→ **Do this**
Below is a listing to write out in full, exactly as given, without its pictures.

→ **Data provided**
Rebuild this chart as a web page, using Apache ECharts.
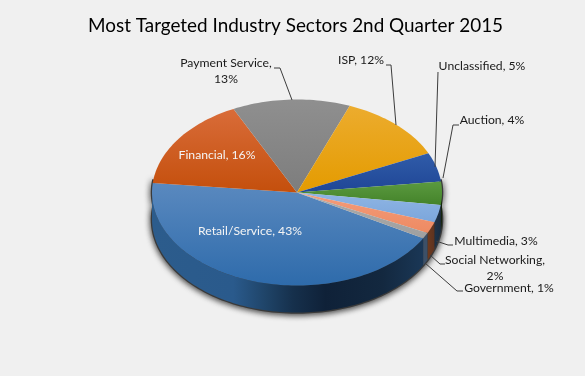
<!DOCTYPE html>
<html><head><meta charset="utf-8">
<style>html,body{margin:0;padding:0;background:#f0f0f0}#c{width:585px;height:376px}</style>
<script src="https://cdn.jsdelivr.net/npm/echarts@6/dist/echarts.min.js"></script>
</head><body><div id="c"></div>
<script>
const categories = ['Retail/Service','Financial','Payment Service','ISP','Unclassified','Auction','Multimedia','Social Networking','Government'];
const values = [43,16,13,12,5,4,3,2,1];
const titleText = 'Most Targeted Industry Sectors 2nd Quarter 2015';

// layout & style
const CX=297, CY=192.5, RX=145, RY=93, DEPTH=27, START=29.5;
const topColors = [['#5a89bf','#2e6bab'],['#d96c39','#c44f0c'],['#8f8f8f','#7d7d7d'],['#ecac2e','#e49b00'],['#305ca9','#1f4696'],['#5b9a40','#44832a'],['#8fb5e4','#7ba6db'],['#f39c7b','#ee8a62'],['#aaaaaa','#a0a0a0']];
const sideStops = [
  [[0,'#2c5c8c'],[0.3,'#2a5a8c'],[0.42,'#1f4468'],[0.52,'#16304c'],[0.64,'#0f2138'],[0.85,'#13283f'],[1,'#1a3756']],
  [[0,'#6a3010'],[1,'#6a3010']],[[0,'#444'],[1,'#444']],[[0,'#6a4a00'],[1,'#6a4a00']],[[0,'#14284f'],[1,'#14284f']],
  [[0,'#101c0a'],[1,'#16280e']],[[0,'#1f3348'],[1,'#1a2c40']],[[0,'#6e3a1e'],[1,'#5e3320']],[[0,'#3c5068'],[1,'#3c5068']]
];
const labelLayout = [
  {x:250,y:231,white:true},{x:217,y:155,white:true},
  {x:226,y:71,line:[[292,100],[280,68],[274,68]],wrap:true},
  {x:361,y:60,line:[[396,125],[391,65],[386,65]]},
  {x:482,y:66,line:[[435,167],[438,72]]},
  {x:492,y:120,line:[[443,178],[453,125],[459,125]]},
  {x:496,y:241,line:[[436,241],[448,245],[453,245]]},
  {x:495,y:268,line:[[430,255],[440,264],[445,264]],wrap:true},
  {x:509,y:288,line:[[425,263],[457,291],[463,291]]}
];
const total = values.reduce((a,b)=>a+b,0);
const cum=[0]; values.forEach(v=>cum.push(cum[cum.length-1]+v));
const ang = i => START + cum[i]/total*360;
const pt = (deg,dy=0)=>{const r=deg*Math.PI/180;return [CX+RX*Math.cos(r),CY+RY*Math.sin(r)+dy];};
function arc(a0,a1,dy){const pts=[];const n=Math.max(2,Math.ceil((a1-a0)/1.5));for(let k=0;k<=n;k++)pts.push(pt(a0+(a1-a0)*k/n,dy));return pts;}
const LG = echarts.graphic.LinearGradient;

function renderSide(p,api){
  const i=p.dataIndex; const a0=ang(i), a1=ang(i+1); const kids=[];
  for(const [lo,hi] of [[0,180],[360,540]]){
    const s=Math.max(a0,lo), e=Math.min(a1,hi);
    if(e<=s) continue;
    const top=arc(s,e,0), bot=arc(s,e,DEPTH).reverse();
    const xs=top.map(q=>q[0]); const x0=Math.min(...xs), x1=Math.max(...xs);
    kids.push({type:'polygon',shape:{points:top.concat(bot)},
      style:{fill:new LG(x0,0,x1,0,sideStops[i].map(c=>({offset:c[0],color:c[1]})),true)}});
  }
  return {type:'group',children:kids};
}
function renderShadow(p,api){
  const pts=arc(-8,188,0).concat(arc(-8,188,DEPTH).reverse());
  return {type:'polygon',shape:{points:pts},style:{fill:'#2a2a2a',stroke:'#3a3a3a',lineWidth:2.5,shadowBlur:6,shadowColor:'rgba(0,0,0,0.8)',shadowOffsetY:1}};
}
function renderTop(p,api){
  const i=p.dataIndex; const a0=ang(i),a1=ang(i+1);
  const c=topColors[i];
  return {type:'polygon',shape:{points:[[CX,CY]].concat(arc(a0,a1,0))},
    style:{fill:new LG(0,0,0,1,[{offset:0,color:c[0]},{offset:1,color:c[1]}]),stroke:null}};
}
const font='Lato, Carlito, sans-serif';
function renderLabel(p,api){
  const i=p.dataIndex; const L=labelLayout[i]; const kids=[];
  if(L.line) kids.push({type:'polyline',shape:{points:L.line},style:{fill:null,stroke:'#3c3c3c',lineWidth:1}});
  const txt=L.wrap?categories[i]+',\n'+api.value(0)+'%':categories[i]+', '+api.value(0)+'%';
  kids.push({type:'text',x:L.x,y:L.y,style:{text:txt,font:'12.2px '+font,fill:L.white?'#f4f4f4':'#1a1a1a',align:'center',verticalAlign:'middle',lineHeight:16}});
  return {type:'group',children:kids};
}
const chart=echarts.init(document.getElementById('c'));
const data=values.map(v=>[v]);
const base={type:'custom',coordinateSystem:'none',silent:true,animation:false};
chart.setOption({
  backgroundColor:'#f0f0f0',animation:false,
  title:{text:titleText,left:83,top:11,textStyle:{fontFamily:font,fontSize:18.9,fontWeight:'normal',color:'#000'}},
  series:[
    Object.assign({},base,{data:[[1]],renderItem:renderShadow,z:1}),
    Object.assign({},base,{data:data,renderItem:renderSide,z:2}),
    Object.assign({},base,{data:data,renderItem:renderTop,z:3}),
    Object.assign({},base,{data:data,renderItem:renderLabel,z:4})
  ]
});
</script></body></html>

→ **Answer**
Rebuild this chart as a web page, using Apache ECharts.
<!DOCTYPE html>
<html><head><meta charset="utf-8">
<style>html,body{margin:0;padding:0;background:#f0f0f0}#c{width:585px;height:376px}</style>
<script src="https://cdn.jsdelivr.net/npm/echarts@6/dist/echarts.min.js"></script>
</head><body><div id="c"></div>
<script>
const categories = ['Retail/Service','Financial','Payment Service','ISP','Unclassified','Auction','Multimedia','Social Networking','Government'];
const values = [43,16,13,12,5,4,3,2,1];
const titleText = 'Most Targeted Industry Sectors 2nd Quarter 2015';

// layout & style
const CX=297, CY=192.5, RX=145, RY=93, DEPTH=27, START=29.5;
const topColors = [['#5a89bf','#2e6bab'],['#d96c39','#c44f0c'],['#8f8f8f','#7d7d7d'],['#ecac2e','#e49b00'],['#305ca9','#1f4696'],['#5b9a40','#44832a'],['#8fb5e4','#7ba6db'],['#f39c7b','#ee8a62'],['#aaaaaa','#a0a0a0']];
const sideStops = [
  [[0,'#2c5c8c'],[0.3,'#2a5a8c'],[0.42,'#1f4468'],[0.52,'#16304c'],[0.64,'#0f2138'],[0.85,'#13283f'],[1,'#1a3756']],
  [[0,'#6a3010'],[1,'#6a3010']],[[0,'#444'],[1,'#444']],[[0,'#6a4a00'],[1,'#6a4a00']],[[0,'#14284f'],[1,'#14284f']],
  [[0,'#101c0a'],[1,'#16280e']],[[0,'#1f3348'],[1,'#1a2c40']],[[0,'#6e3a1e'],[1,'#5e3320']],[[0,'#3c5068'],[1,'#3c5068']]
];
const labelLayout = [
  {x:250,y:231,white:true},{x:217,y:155,white:true},
  {x:226,y:71,line:[[292,100],[280,68],[274,68]],wrap:true},
  {x:361,y:60,line:[[396,125],[391,65],[386,65]]},
  {x:482,y:66,line:[[435,167],[438,72]]},
  {x:492,y:120,line:[[443,178],[453,125],[459,125]]},
  {x:496,y:241,line:[[436,241],[448,245],[453,245]]},
  {x:495,y:268,line:[[430,255],[440,264],[445,264]],wrap:true},
  {x:509,y:288,line:[[425,263],[457,291],[463,291]]}
];
const total = values.reduce((a,b)=>a+b,0);
const cum=[0]; values.forEach(v=>cum.push(cum[cum.length-1]+v));
const ang = i => START + cum[i]/total*360;
const pt = (deg,dy=0)=>{const r=deg*Math.PI/180;return [CX+RX*Math.cos(r),CY+RY*Math.sin(r)+dy];};
function arc(a0,a1,dy){const pts=[];const n=Math.max(2,Math.ceil((a1-a0)/1.5));for(let k=0;k<=n;k++)pts.push(pt(a0+(a1-a0)*k/n,dy));return pts;}
const LG = echarts.graphic.LinearGradient;

function renderSide(p,api){
  const i=p.dataIndex; const a0=ang(i), a1=ang(i+1); const kids=[];
  for(const [lo,hi] of [[0,180],[360,540]]){
    const s=Math.max(a0,lo), e=Math.min(a1,hi);
    if(e<=s) continue;
    const top=arc(s,e,0), bot=arc(s,e,DEPTH).reverse();
    const xs=top.map(q=>q[0]); const x0=Math.min(...xs), x1=Math.max(...xs);
    kids.push({type:'polygon',shape:{points:top.concat(bot)},
      style:{fill:new LG(x0,0,x1,0,sideStops[i].map(c=>({offset:c[0],color:c[1]})),true)}});
  }
  return {type:'group',children:kids};
}
function renderShadow(p,api){
  const pts=arc(-8,188,0).concat(arc(-8,188,DEPTH).reverse());
  return {type:'polygon',shape:{points:pts},style:{fill:'#2a2a2a',stroke:'#3a3a3a',lineWidth:2.5,shadowBlur:6,shadowColor:'rgba(0,0,0,0.8)',shadowOffsetY:1}};
}
function renderTop(p,api){
  const i=p.dataIndex; const a0=ang(i),a1=ang(i+1);
  const c=topColors[i];
  return {type:'polygon',shape:{points:[[CX,CY]].concat(arc(a0,a1,0))},
    style:{fill:new LG(0,0,0,1,[{offset:0,color:c[0]},{offset:1,color:c[1]}]),stroke:null}};
}
const font='Lato, Carlito, sans-serif';
function renderLabel(p,api){
  const i=p.dataIndex; const L=labelLayout[i]; const kids=[];
  if(L.line) kids.push({type:'polyline',shape:{points:L.line},style:{fill:null,stroke:'#3c3c3c',lineWidth:1}});
  const txt=L.wrap?categories[i]+',\n'+api.value(0)+'%':categories[i]+', '+api.value(0)+'%';
  kids.push({type:'text',x:L.x,y:L.y,style:{text:txt,font:'12.2px '+font,fill:L.white?'#f4f4f4':'#1a1a1a',align:'center',verticalAlign:'middle',lineHeight:16}});
  return {type:'group',children:kids};
}
const chart=echarts.init(document.getElementById('c'));
const data=values.map(v=>[v]);
const base={type:'custom',coordinateSystem:'none',silent:true,animation:false};
chart.setOption({
  backgroundColor:'#f0f0f0',animation:false,
  title:{text:titleText,left:83,top:11,textStyle:{fontFamily:font,fontSize:18.9,fontWeight:'normal',color:'#000'}},
  series:[
    Object.assign({},base,{data:[[1]],renderItem:renderShadow,z:1}),
    Object.assign({},base,{data:data,renderItem:renderSide,z:2}),
    Object.assign({},base,{data:data,renderItem:renderTop,z:3}),
    Object.assign({},base,{data:data,renderItem:renderLabel,z:4})
  ]
});
</script></body></html>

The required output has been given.